NEW THEATER REVIEWS scheduled for publication September 15, 2011

THE B-SIDE This short collection of vignettes by director John Miyasaki and the Hereandnow Theatre Company has moments that are exquisitely sublime and expressive, but they can't redeem this terribly flawed production. In the press notes it's stated that the show “examines the often overlooked and under-told stories of people of color in America,” but there isn't much storytelling here. Most of the pieces feature music, dance, spoken word and movement, all lacking in consistent precision and polish. Of the 15 or so selections, only a handful are memorable. The best include “Eel,” a beautiful Hawaiian folktale about a brother, a sister and a fisherman, an enchanting sketch featuring Verwin GatPandan and Eileen Soong. “Good/Bad” has the ensemble reciting a hilarious litany of what's good and bad about being Asian or Latino, but lines frequently are stepped on, subverting the comic timing. Other ensemble pieces are “Traditions,” a humorous and heart-wrenching recitation of holiday practices across a multi-ethnic spectrum, and “Fields of Plenty,” a beautifully evoked homage to the lives and struggles of migrant farm workers. Hereandnow Theatre Company presented by Company of Angels, Alexandria Hotel. 501 S. Spring St., third floor, dwntwn.; Fri.-Sat., 8 p.m. (call for added perfs); thru Sept. 18. (626) 375-5219, hereandnowtheatre.com. (Lovell Estell III)

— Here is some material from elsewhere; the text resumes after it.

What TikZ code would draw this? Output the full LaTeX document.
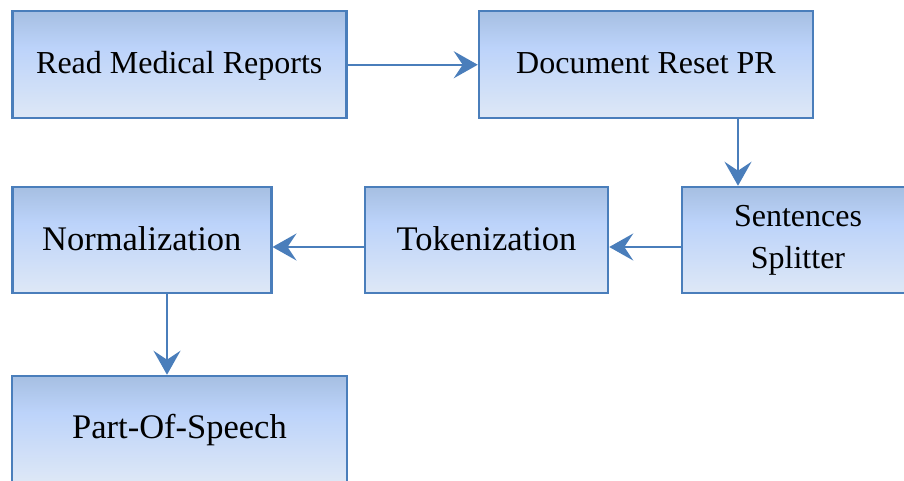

THE CALIFORNIA INTERNATIONAL THEATRE FESTIVAL

Credit: Courtesy MIHR Theatre (Aremenia)

Credit: Courtesy MIHR Theatre (Aremenia)

Now in its third year, the California International Theatre Festival has moved beyond Calabasas and Ventura (where it still plays this weekend) and into L.A., where it played last weekend at Los Angeles Theatre Center and the downtown AT&T Theatre. I saw three entries on Saturday, revealing the lofty ambition of the kind of international theater programming that was dropped by UCLA Live and is now otherwise relegated to Highways Performance Space and REDCAT. Armenia's MIHR Theatre performed two dance-theater presentations. Komitas' 10 Commandments is an homage to Armenian composer/priest/musicologist Komitas Vardapet, who lost his mind after witnessing the 1915 Armenian Genocide. The simple, elegant dancers performed in pools of light, when their faces weren't enmeshed in the light of flickering candles held near their faces. Colors depicted four paint colors splashed on canvases and on the dancer's costumes. Tsolak Mlke-Galstyan and Shoghakat Mlke-Galstyan were among the ensemble performing moves ranging from tango to apoplectic contortions, accompanied by music ranging from Bach to Slavic folk. Scottish-Canadian Maja Ardal performed solo in her play The Cure for Everything, presented by Contrary Company (from Canada/Iceland/Scotland), about a teenager coming of age in 1960s Edinburgh. Ardal is a squeaky-voiced clown with a polished, animated style, and her play tenderly mingled the hormones of Scottish adolescents with the news of the day, the Cuban Missile Crisis. Mary Francis Moore directed. Over at the AT&T Theatre was the premiere of Cynthia Lewis Ferrell and Peter Michael von der Nahmer's El Canguro (The Kangaroo), a modern opera set in the Guatemalan rainforest about infertile or gay Americans purchasing local babies for adoption, and the brutality of the ensuing trafficking. The accompanying music was canned, a minor disservice to the rich voices and von der Nahmer's provocative, dissonant score. Ferrell's intriguing story was sometimes overwrought, probably a pesky complaint for an opera. For remaining performances, go to citifestival.org. (Steven Leigh Morris)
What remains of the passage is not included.